OCAD (On-board Autonomous Collision Avoidance Detection Testbed) aims to develop a testbed to validate the design of a standalone satellite payload capable of performing autonomous on-board collision avoidance, including capability as inter-satellite communication and on-board secondary detection.
The self-contained payload (of mass < 10kg) is designed to provide real-time orbit determination and propagation, conjunction detection, risk assessment and autonomous collision-avoidance manoeuvre computation to a host-satellites, using standard spacecraft interfaces.
Its primary function is to detect potential conjunction with other spacecraft operating in its vicinity and to continuously forecast its own short-term orbital position and velocity. These forecasts are also shared with nearby spacecraft equipped with an OCAD payload while at the same time, it receives orbit-prediction data from neighbouring spacecraft which is added to an on-board minicatalogue of neighbourhood objects uploaded from ground.
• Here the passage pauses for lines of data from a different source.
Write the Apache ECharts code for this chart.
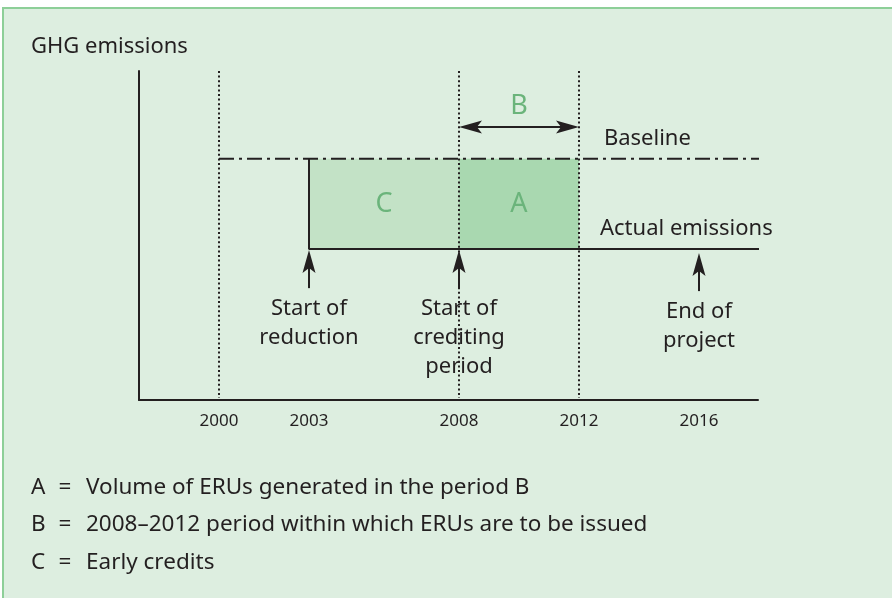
<!DOCTYPE html>
<html><head><meta charset="utf-8">
<script src="https://cdn.jsdelivr.net/npm/echarts@6/dist/echarts.min.js"></script>
<style>
html,body{margin:0;padding:0;background:#fff;}
#bg{position:absolute;left:2px;top:7px;right:0;bottom:0;background:#ddeee0;border-top:2px solid #8dcf98;border-left:2px solid #8dcf98;}
#c{position:absolute;left:0;top:0;width:892px;height:598px;}
</style>
</head><body><div id="bg"></div><div id="c"></div>
<script>
// ---- data ----
const yearTicks = [2000, 2003, 2008, 2012, 2016];
const dottedYears = [2000, 2008, 2012];
const baselineYears = [2000, 2018];
const baselineLevel = 73.3;
const actualYears = [2003, 2018];
const actualLevel = 45.9;
const regionNames = ['C', 'A'];
const regionFrom = [2003, 2008];
const regionTo = [2008, 2012];
const upArrowYears = [2003, 2008, 2016];
const upArrowFrom = [34.0, 34.0, 33.1];
const upArrowTo = [45.6, 45.6, 44.7];
const eventLabels = ['Start of\nreduction', 'Start of\ncrediting\nperiod', 'End of\nproject'];
const periodB = [2008, 2012];
const periodBLevel = 83.0;
const periodBName = 'B';
const lineLabelTexts = ['Baseline', 'Actual emissions'];
const lineLabelYears = [2012.83, 2012.7];
const lineLabelLevels = [baselineLevel, actualLevel];
const footLetters = ['A', 'B', 'C'];
const footTexts = ['Volume of ERUs generated in the period B',
                   '2008\u20132012 period within which ERUs are to be issued',
                   'Early credits'];
const yTitle = 'GHG emissions';

// ---- styles ----
const ink = '#231f20';
const green = '#6bb47b';
const regionColors = ['#c3e2c6', '#a9d8b0'];
const FONT = '"Noto Sans", "Open Sans", sans-serif';

const chart = echarts.init(document.getElementById('c'), null, {renderer: 'canvas'});

function arrowHead(tip, dir, len, w) {
  const [dx, dy] = dir; const px = -dy, py = dx;
  const bx = tip[0] - dx * len, by = tip[1] - dy * len;
  const nx = tip[0] - dx * len * 0.78, ny = tip[1] - dy * len * 0.78;
  return [[tip[0], tip[1]], [bx + px * w / 2, by + py * w / 2], [nx, ny], [bx - px * w / 2, by - py * w / 2]];
}

const graphics = [{
  type: 'text', style: {x: 31, y: 47, text: yTitle, font: '22px ' + FONT, fill: ink, verticalAlign: 'middle'}
}];
const footY = [488, 525, 563];
footLetters.forEach((l, i) => {
  graphics.push({type: 'text', style: {x: 31, y: footY[i], text: l, font: '22.5px ' + FONT, fill: ink, verticalAlign: 'middle'}});
  graphics.push({type: 'text', style: {x: 65, y: footY[i], text: '=', font: '22.5px ' + FONT, fill: ink, verticalAlign: 'middle', align: 'center'}});
  graphics.push({type: 'text', style: {x: 86, y: footY[i], text: footTexts[i], font: '22.5px ' + FONT, fill: ink, verticalAlign: 'middle'}});
});

const option = {
  animation: false,
  grid: {left: 139, top: 71, width: 619, height: 329, containLabel: false, outerBoundsMode: 'none'},
  xAxis: {
    type: 'value', min: 1997.3333, max: 2017.9667,
    axisLine: {show: true, onZero: false, lineStyle: {color: ink, width: 2}},
    axisTick: {show: false}, splitLine: {show: false},
    axisLabel: {customValues: yearTicks, formatter: v => String(v), color: ink, fontSize: 17, fontFamily: FONT, margin: 13}
  },
  yAxis: {
    type: 'value', min: 0, max: 100,
    axisLine: {show: true, onZero: false, lineStyle: {color: ink, width: 2}},
    axisTick: {show: false}, splitLine: {show: false}, axisLabel: {show: false}
  },
  graphic: graphics,
  series: [
    { // shaded regions
      type: 'custom', clip: false,
      data: regionNames.map((n, i) => [regionFrom[i], regionTo[i], actualLevel, baselineLevel, i]),
      renderItem(params, api) {
        const a = api.coord([api.value(0), api.value(3)]);
        const b = api.coord([api.value(1), api.value(2)]);
        const i = api.value(4);
        return {type: 'group', children: [
          {type: 'rect', shape: {x: a[0], y: a[1], width: b[0] - a[0], height: b[1] - a[1]}, style: {fill: regionColors[i]}},
          {type: 'text', style: {x: (a[0] + b[0]) / 2, y: (a[1] + b[1]) / 2, text: regionNames[i], font: '27px ' + FONT, fill: green, align: 'center', verticalAlign: 'middle'}}
        ]};
      }
    },
    { // event labels + up arrows
      type: 'custom', clip: false,
      data: upArrowYears.map((y, i) => [y, upArrowFrom[i], upArrowTo[i], i]),
      renderItem(params, api) {
        const p0 = api.coord([api.value(0), api.value(1)]);
        const p1 = api.coord([api.value(0), api.value(2)]);
        const i = api.value(3);
        const len = 23, w = 13;
        return {type: 'group', children: [
          {type: 'line', shape: {x1: p0[0], y1: p0[1], x2: p1[0], y2: p1[1] + len * 0.7}, style: {stroke: ink, lineWidth: 2}},
          {type: 'polygon', shape: {points: arrowHead(p1, [0, -1], len, w)}, style: {fill: ink}},
          {type: 'text', style: {x: p0[0], y: p0[1] + 6, text: eventLabels[i], font: '22px ' + FONT, lineHeight: 29, fill: ink, align: 'center', verticalAlign: 'top'}}
        ]};
      }
    },
    { // baseline
      type: 'line', symbol: 'none', clip: false, silent: true,
      data: baselineYears.map(y => [y, baselineLevel]),
      lineStyle: {color: ink, width: 2, type: [15, 5, 3, 5]}
    },
    { // actual emissions (with step down at start of reduction)
      type: 'line', symbol: 'none', clip: false, silent: true,
      data: [[actualYears[0], baselineLevel], [actualYears[0], actualLevel], [actualYears[1], actualLevel]],
      lineStyle: {color: ink, width: 2}
    },
    { // line labels
      type: 'custom', clip: false,
      data: lineLabelTexts.map((t, i) => [lineLabelYears[i], lineLabelLevels[i], i]),
      renderItem(params, api) {
        const p = api.coord([api.value(0), api.value(1)]);
        return {type: 'text', style: {x: p[0], y: p[1] - 20, text: lineLabelTexts[api.value(2)], font: '22px ' + FONT, fill: ink, verticalAlign: 'middle'}};
      }
    },
    { // period B double arrow
      type: 'custom', clip: false,
      data: [[periodB[0], periodB[1], periodBLevel]],
      renderItem(params, api) {
        const a = api.coord([api.value(0), api.value(2)]);
        const b = api.coord([api.value(1), api.value(2)]);
        const len = 23, w = 13;
        return {type: 'group', children: [
          {type: 'line', shape: {x1: a[0] + len * 0.7, y1: a[1], x2: b[0] - len * 0.7, y2: b[1]}, style: {stroke: ink, lineWidth: 2}},
          {type: 'polygon', shape: {points: arrowHead(a, [-1, 0], len, w)}, style: {fill: ink}},
          {type: 'polygon', shape: {points: arrowHead(b, [1, 0], len, w)}, style: {fill: ink}},
          {type: 'text', style: {x: (a[0] + b[0]) / 2, y: a[1] - 21, text: periodBName, font: '27px ' + FONT, fill: green, align: 'center', verticalAlign: 'middle'}}
        ]};
      }
    },
    { // dotted verticals
      type: 'custom', clip: false,
      data: dottedYears.map(y => [y, 0, 100]),
      renderItem(params, api) {
        const a = api.coord([api.value(0), api.value(2)]);
        const b = api.coord([api.value(0), api.value(1)]);
        return {type: 'line', shape: {x1: a[0], y1: a[1], x2: b[0], y2: b[1] - 2}, style: {stroke: ink, lineWidth: 2, lineDash: [2, 2.6]}};
      }
    }
  ]
};
chart.setOption(option);
</script>
</body></html>
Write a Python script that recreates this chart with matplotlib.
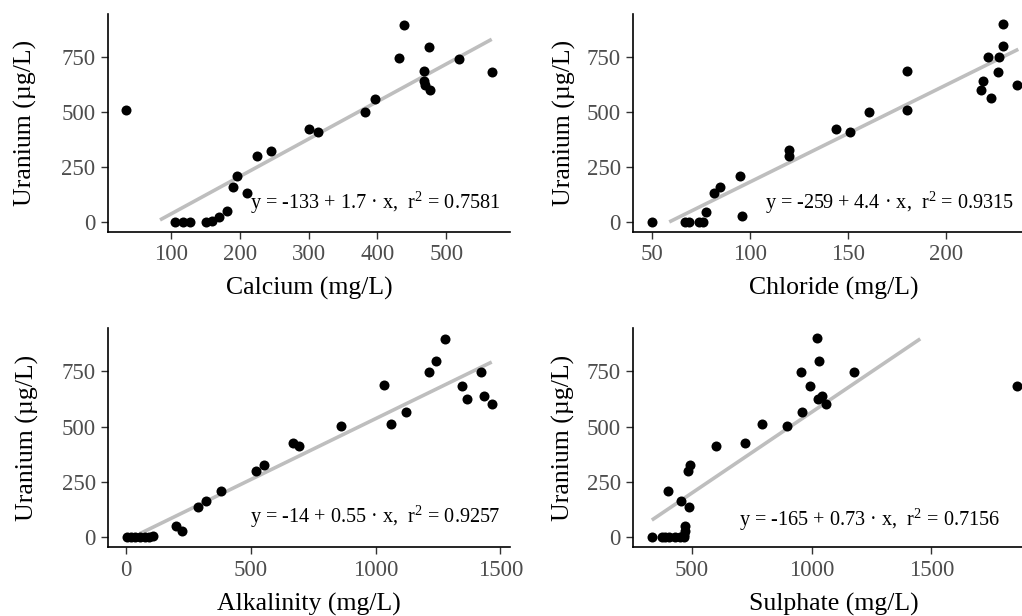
import matplotlib
matplotlib.use("Agg")
import matplotlib.pyplot as plt

plt.rcParams["font.family"] = ["Liberation Serif", "DejaVu Serif"]
plt.rcParams["mathtext.fontset"] = "custom"
plt.rcParams["mathtext.rm"] = "Liberation Serif"
plt.rcParams["mathtext.it"] = "Liberation Serif:italic"

# Calcium panel
calcium = [35, 106, 118, 128, 151, 160, 170, 181, 190, 196, 211, 225, 245,
           300, 314, 382, 396, 432, 438, 468, 468, 469, 475, 476, 518, 566]
u_calcium = [510, 0, 0, 0, 0, 5, 25, 48, 160, 211, 133, 300, 324,
             423, 410, 498, 560, 744, 895, 684, 640, 622, 795, 598, 742, 681]

# Chloride panel
chloride = [50, 67, 69, 74, 76, 78, 82, 85, 95, 96, 120, 120, 144, 151, 161,
            180, 180, 218, 219, 221.5, 223, 226.4, 227.4, 229.4, 229.4, 236.2]
u_chloride = [0, 0, 0, 0, 0, 45, 133, 160, 211, 27, 327, 298, 423, 410, 498,
              684, 509, 600, 642, 748, 562, 683, 748, 897, 799, 622]

# Alkalinity panel
alkalinity = [3, 20, 35, 55, 75, 92, 108, 200, 224, 290, 322, 382, 522, 554,
              670, 694, 863, 1032, 1063, 1123, 1213, 1242, 1276, 1345, 1365,
              1422, 1435, 1465]
u_alkalinity = [0, 0, 0, 0, 0, 3, 7, 50, 30, 135, 163, 208, 301, 328,
                428, 414, 503, 687, 514, 567, 747, 797, 898, 682, 624,
                747, 639, 600]

# Sulphate panel
sulphate = [332, 375, 389, 403, 430, 451, 467, 469, 470, 471, 401, 453, 490,
            483, 493, 601, 721, 794, 899, 960, 954, 992, 1021, 1032, 1028,
            1042, 1060, 1179, 1857]
u_sulphate = [0, 0, 0, 0, 0, 0, 0, 10, 27, 50, 210, 162, 139,
              301, 328, 414, 428, 514, 501, 565, 748, 685, 899, 798, 626,
              640, 602, 748, 685]

x_labels = ["Calcium (mg/L)", "Chloride (mg/L)", "Alkalinity (mg/L)", "Sulphate (mg/L)"]
x_ticks = [[100, 200, 300, 400, 500], [50, 100, 150, 200],
           [0, 500, 1000, 1500], [500, 1000, 1500]]
y_ticks = [0, 250, 500, 750]

# fitted lines shown on each panel
fit_intercept = [-133, -259, -14, -165]
fit_slope = [1.7, 4.4, 0.55, 0.73]
fit_x_start = [84, 59, 55, 333]
fit_x_end = [566, 237, 1465, 1454]
fit_r2 = ["0.7581", "0.9315", "0.9257", "0.7156"]

xs = [calcium, chloride, alkalinity, sulphate]
ys = [u_calcium, u_chloride, u_alkalinity, u_sulphate]

# layout (figure fractions) and label placement (axes fractions)
positions = [
    [0.1057, 0.6234, 0.3933, 0.3539],
    [0.6197, 0.6234, 0.3930, 0.3539],
    [0.1060, 0.1115, 0.3930, 0.3555],
    [0.6197, 0.1115, 0.3930, 0.3555],
]
eq_pos = [(0.353, 0.105), (0.328, 0.105), (0.353, 0.11), (0.263, 0.10)]
ylabel_x = [-0.205, -0.171, -0.201, -0.174]

TICK_COLOR = "#4D4D4D"
LINE_COLOR = "#BEBEBE"


def expand(lo, hi, frac=0.05):
    pad = (hi - lo) * frac
    return lo - pad, hi + pad


fig = plt.figure(figsize=(10.22, 6.16), dpi=100)

for i in range(4):
    ax = fig.add_axes(positions[i])
    x, y = xs[i], ys[i]

    lx = [fit_x_start[i], fit_x_end[i]]
    ly = [fit_intercept[i] + fit_slope[i] * v for v in lx]
    ax.plot(lx, ly, color=LINE_COLOR, lw=2.6, solid_capstyle="butt", zorder=2)
    ax.scatter(x, y, s=52, color="black", linewidths=0, zorder=3)

    ax.set_xlim(*expand(min(x), max(x)))
    ax.set_ylim(*expand(0, max(max(v) for v in ys)))
    ax.set_xticks(x_ticks[i])
    ax.set_yticks(y_ticks)

    for side in ["top", "right"]:
        ax.spines[side].set_visible(False)
    for side in ["left", "bottom"]:
        ax.spines[side].set_linewidth(1.2)
        ax.spines[side].set_color("black")
    ax.tick_params(axis="both", length=5, width=1.0, color="#333333",
                   labelcolor=TICK_COLOR, labelsize=16.5, pad=4)

    ax.set_xlabel(x_labels[i], fontsize=18.5, va="center")
    ax.xaxis.set_label_coords(0.5, -0.26)
    ax.set_ylabel("Uranium (µg/L)", fontsize=18.5, va="center")
    ax.yaxis.set_label_coords(ylabel_x[i], 0.5)

    b = fit_intercept[i]
    m = fit_slope[i]
    eq = f"y = {b} + {m} · x,  r$^2$ = {fit_r2[i]}"
    ax.text(eq_pos[i][0], eq_pos[i][1], eq, transform=ax.transAxes,
            fontsize=14.6, ha="left", va="baseline", color="black")

fig.savefig("out.png", dpi=100, facecolor="white")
This functionality not only allows to provide more up-to-date and accurate spacecraft states for the CA decision chain but also can enable cooperative CA strategies.
For any potential collision risks, a safe and efficient CA manoeuvre is computed with consideration given to safe corridors and potential downstream conjunctions. Validated manoeuvres are provided to the host platform AOCS via thrust vectors and a decision flag.
To support its autonomous decision-making, OCAD will perform onboard orbit determination and produce short-term forecasts of its orbital position and velocity and corresponding covariance, providing improved accuracy compared to longer-horizon estimates generated by ground-based surveillance systems. The payload is designed to operate in both LEO and GEO environments through the selection of robust methods for both short-term and long-term encounters.
On-board autonomous secondary orbit determination of uncatalogued debris objects or the refinement of catalogued object covariance using an optical payload is also a baseline capability of the payload. Any identified objects could be added to the minicatalogue providing enhanced situational awareness further decreasing the risk of collisions. The benefits of such a solution are under study and will be an outcome of the testbed development.
The OCAD system enhances a spacecraft’s ability to take timely and effective action to avoid collisions, directly contributing to the implementation of ESA’s Space Debris Mitigation Policy by enabling autonomous collision-avoidance capabilities that reduce the risk of in-orbit fragmentation events. Overall, OCAD strengthens compliance with ESA guidelines aimed at preventing the creation of new debris and ensuring long-term orbital safety. This paper will present the OCAD testbed design which will be used to model the proposed payload and assess the autonomous capabilities of the stand-alone system.